→ **GIVEN INSTRUCTION**: Copy out all lines where "this" appears.

→ **PROVIDED DATA**:
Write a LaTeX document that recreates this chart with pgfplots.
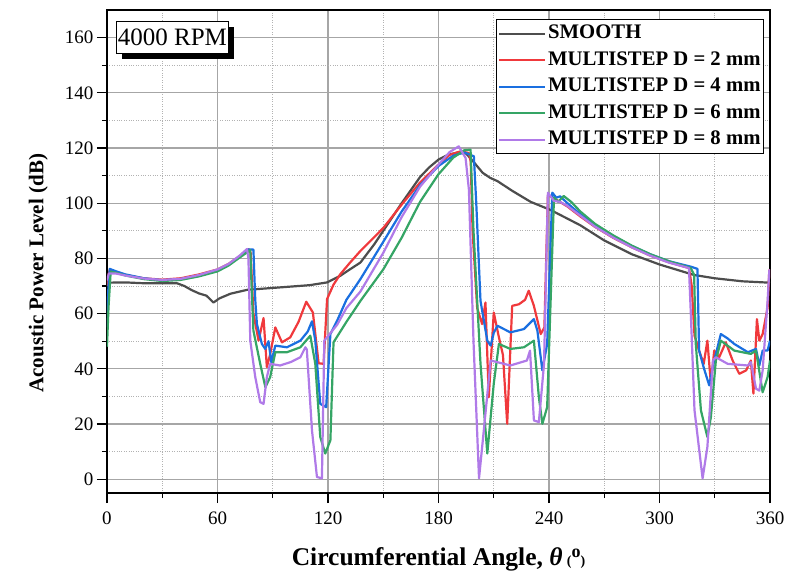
\documentclass[border=0pt]{standalone}
\usepackage{fontspec}
\setmainfont{Liberation Serif}
\usepackage{pgfplots}
\pgfplotsset{compat=1.18}
\usetikzlibrary{shadows}
\definecolor{cSmooth}{HTML}{4D4D4D}
\definecolor{cRed}{HTML}{F0393C}
\definecolor{cBlue}{HTML}{1A6FE0}
\definecolor{cGreen}{HTML}{35A565}
\definecolor{cPurple}{HTML}{B07AE8}
\begin{document}
\begin{tikzpicture}
\begin{axis}[
  scale only axis, width=663pt, height=483pt,
  xmin=0, xmax=360, ymin=-5, ymax=170,
  xtick={0,60,...,360}, ytick={0,20,...,160},
  minor x tick num=1, minor y tick num=1,
  xtick pos=left, ytick pos=left,
  tick align=outside, major tick length=10pt, minor tick length=5pt,
  tick style={black, line width=1.2pt},
  grid=both,
  major grid style={black!35, line width=1.3pt},
  minor grid style={black!30, dotted, line width=1pt},
  axis line style={black, line width=1.5pt},
  ticklabel style={font=\fontsize{19}{19}\selectfont},
  xticklabel style={yshift=-5pt},
  /pgf/number format/assume math mode=true,
  xlabel={Circumferential Angle, {\itshape θ}\,{\fontsize{14}{14}\selectfont(}\raisebox{8pt}{\fontsize{18}{18}\selectfont o}{\fontsize{14}{14}\selectfont)}},
  ylabel={Acoustic Power Level (dB)},
  xlabel style={font=\fontsize{25.5}{25.5}\selectfont\bfseries, at={(axis description cs:0.5,-0.1505)}, anchor=base},
  ylabel style={font=\fontsize{21}{21}\selectfont\bfseries, at={(axis description cs:-0.096,0.455)}, anchor=base},
  legend style={at={(1,1)}, anchor=north east, xshift=-6pt, yshift=-9pt,
    draw=black, line width=1pt, fill=white, inner sep=1pt,
    font=\fontsize{20.7}{20.7}\selectfont\bfseries,
    nodes={inner ysep=2pt, text height=16.5pt, text depth=6pt}, row sep=0pt},
  legend cell align=left,
  legend image code/.code={\draw[#1, line width=2.2pt] (0pt,0pt) -- (46pt,0pt);},
  every axis plot/.append style={line width=2.2pt, line join=round},
]
\addplot[cSmooth] coordinates {
(0,71.2)(10,71.3)(20,71.0)(30,71.0)(38,71.0)(42,70.0)(46,68.5)(50,67.3)(54,66.5)(57.8,64.0)(61,65.5)(67,67.2)(76,68.6)(88,69.2)(100,69.8)(110,70.3)(119.5,71.3)(126.7,73.7)(130,75.2)(137.6,78.5)(145,85)(150,90)(160,100)(170,109.5)(175,113)(180,115.8)(185,117.5)(190,118.3)(195,118)(199,115)(204,111)(208,109.2)(212,108)(220,104.5)(230,100.5)(241,97.5)(257,92)(270,86.5)(285,81.5)(300,77.8)(318.7,74)(330,72.8)(345,71.7)(360,71.2)
};
\addlegendentry{SMOOTH}
\addplot[cRed] coordinates {
(0,70)(0.8,74)(1.5,75.8)(5,75)(10,74)(20,72.8)(30,72.3)(40,72.8)(50,74.2)(60,76)(66,78)(72,80.8)(77,83.3)(78,82)(79.5,60)(82.3,50.2)(85,58.4)(86.8,40.6)(88.5,45)(91.4,55)(95,49.6)(99.5,51.4)(104,57)(108.2,64.3)(111.8,60.4)(114.9,42)(117.6,41.8)(119.5,65.3)(123,70.5)(126.7,74.3)(132,78.5)(137.6,82.7)(150,91)(160,99.5)(170,107.5)(180,114)(186,117.5)(192,118.8)(196.5,118.2)(197.5,115)(198.5,90)(201,62)(203.7,56.2)(205.5,64)(207.3,29.7)(210,60.4)(212.8,51.4)(215,45)(217.3,20.1)(220,62.8)(223.7,63.4)(227,65)(229,68.3)(231.8,62.8)(235.5,52.6)(237.5,55)(239.4,103)(243.6,101.4)(250,98.8)(257,95.2)(265,91.4)(275,87.4)(285,84)(295,81)(305,78.6)(316,76.5)(317.5,70)(319,52)(321.5,46.6)(324,41.8)(326,50.2)(327.9,34.6)(329.7,46.6)(332.4,44.2)(336,49.6)(339.7,43)(343.3,38.2)(347,39.4)(349.6,43)(351,31)(352.9,58)(354.2,50.2)(356,52.6)(358.7,62.2)(359.6,75.5)(360,76)
};
\addlegendentry{MULTISTEP D = 2 mm}
\addplot[cBlue] coordinates {
(0,55)(0.8,70)(1.5,76.2)(5,75.3)(10,74.2)(20,72.8)(30,72.1)(40,72.5)(50,73.8)(60,75.6)(66,77.7)(72,80.5)(76.7,83.2)(79.5,83.2)(80.5,65)(81.4,56.2)(84.1,49)(85.9,47.2)(87.7,50)(89.2,42.4)(91.4,48.4)(97.7,47.8)(105,50.2)(109,53.5)(111.3,57.2)(113.1,50.2)(115.8,27.3)(119,26.1)(121.3,52.6)(125,57.5)(130,65)(137.6,72.5)(150,86)(160,97)(170,106.5)(180,113.5)(188,117.2)(194,118.4)(199.2,117)(200.5,100)(202.8,64.6)(206.5,50.2)(208.3,48.4)(210,53)(212,55.6)(219,53.2)(226.4,54.4)(231.8,58)(233.7,53.8)(236.4,39.4)(239,49)(241.8,103.8)(244,102)(246,102.5)(250,100)(257,96)(265,92)(275,88)(285,84.5)(295,81.5)(305,79)(317,77)(320.6,76.2)(321.5,46.6)(324.2,40)(327,34)(329.7,43)(333.3,52.6)(337,51)(340.6,49)(348,46)(352.4,47.2)(354.2,41.2)(356,46.6)(358.7,46.6)(360,50.2)
};
\addlegendentry{MULTISTEP D = 4 mm}
\addplot[cGreen] coordinates {
(0,48)(0.8,62)(2,75.2)(5,74.8)(10,73.8)(20,72.5)(30,71.8)(40,72.2)(50,73.5)(60,75.3)(66,77.4)(72,80.3)(77.8,83)(78.5,70)(79.5,53.8)(83.2,41.8)(86,33.3)(88.6,37)(91.4,46)(97.7,46)(105,47.8)(110.4,52)(113.1,41.8)(115.8,15.3)(118.5,9.3)(121.3,14.1)(123,49.6)(130,57)(137.6,64.6)(150,76)(160,87.5)(170,100.5)(180,110.5)(188,116.5)(194,119.2)(197.4,119.4)(199,90)(202.8,41.9)(206.5,9.3)(210,34.6)(212.8,49)(219,47.2)(226.4,47.8)(231.8,50.2)(234.5,29.7)(236.4,20.1)(239,26.1)(242.7,102)(245,100.5)(248,102.6)(252,100.5)(257,97)(265,92.5)(275,88.3)(285,84.6)(295,81.5)(305,79)(317,76.5)(318.8,74)(319.7,49)(322.5,24.9)(326,15.3)(327.9,22.5)(330.6,43)(333.3,50.2)(340.6,46.6)(349.6,45.4)(352.4,46.6)(356,31.5)(358.7,37)(360,43)
};
\addlegendentry{MULTISTEP D = 6 mm}
\addplot[cPurple] coordinates {
(0,72)(1,74.5)(5,74.5)(10,73.8)(20,72.7)(30,72.2)(40,72.6)(50,74)(60,76)(66,78)(72,81)(76,83.4)(76.8,80)(77.8,50.2)(80.5,37)(83.2,27.9)(85,27.3)(86.8,37)(88.6,41.8)(94,41.2)(100,42.5)(105,44.2)(107.7,47.8)(108.5,47)(111.3,17.7)(114,0.8)(116.7,0.3)(118,50.2)(125,56)(130,62)(137.6,68)(150,82)(160,95)(170,106)(180,114)(186,118.5)(191,120.6)(194.7,116.4)(196.5,105)(199,50)(202,0.3)(204.6,17.7)(208.3,43)(212,42.4)(219,41.2)(228,43)(229.7,46.6)(231.8,21.3)(234.5,20.7)(237.3,41.8)(239.4,103.8)(242.7,100.8)(246,100.5)(250,99)(257,95.5)(265,91.5)(275,87.5)(285,84)(295,81)(305,78.5)(316,76.5)(317,60)(319,25)(323.4,0.3)(326,11.7)(329,43)(330.6,44.2)(337,41.8)(348,41.2)(349.6,42.4)(352.4,32.8)(354.2,32.1)(356,39.4)(358.7,64.6)(359.6,75.5)(360,76)
};
\addlegendentry{MULTISTEP D = 8 mm}
\node[draw=black, fill=white, line width=0.8pt, anchor=north west,
  inner sep=0pt, minimum width=112pt, minimum height=32pt,
  font=\fontsize{25}{25}\selectfont,
  drop shadow={shadow xshift=6pt, shadow yshift=-6pt, fill=black, opacity=1}]
  at ([xshift=9pt, yshift=-11pt]rel axis cs:0,1) {4000 RPM};
\end{axis}
\pgfresetboundingbox
\path ([shift={(-107pt,-83pt)}]current axis.south west) rectangle ([shift={(18pt,10pt)}]current axis.north east);
\end{tikzpicture}
\end{document}
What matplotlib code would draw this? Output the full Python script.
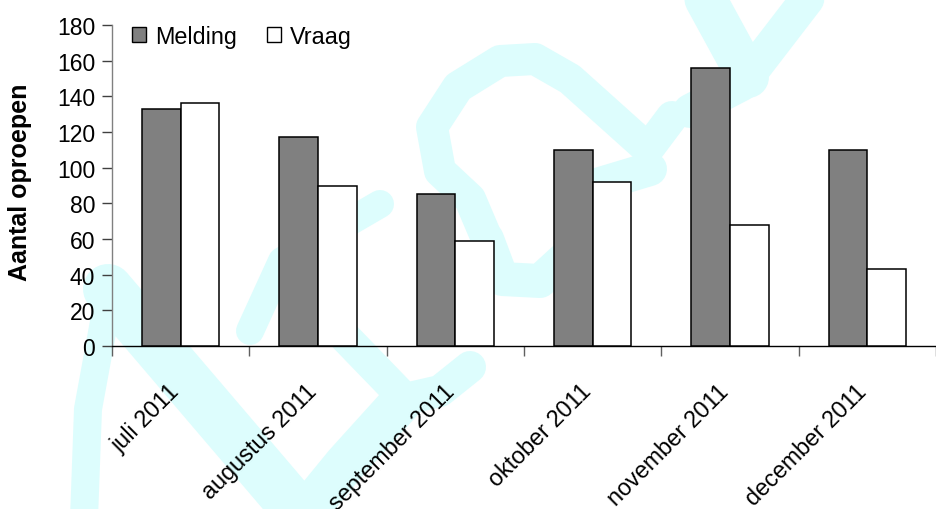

→ **RESULT OF THE TASK**:
Write a LaTeX document that recreates this chart with pgfplots.
What matplotlib code would draw this? Output the full Python script.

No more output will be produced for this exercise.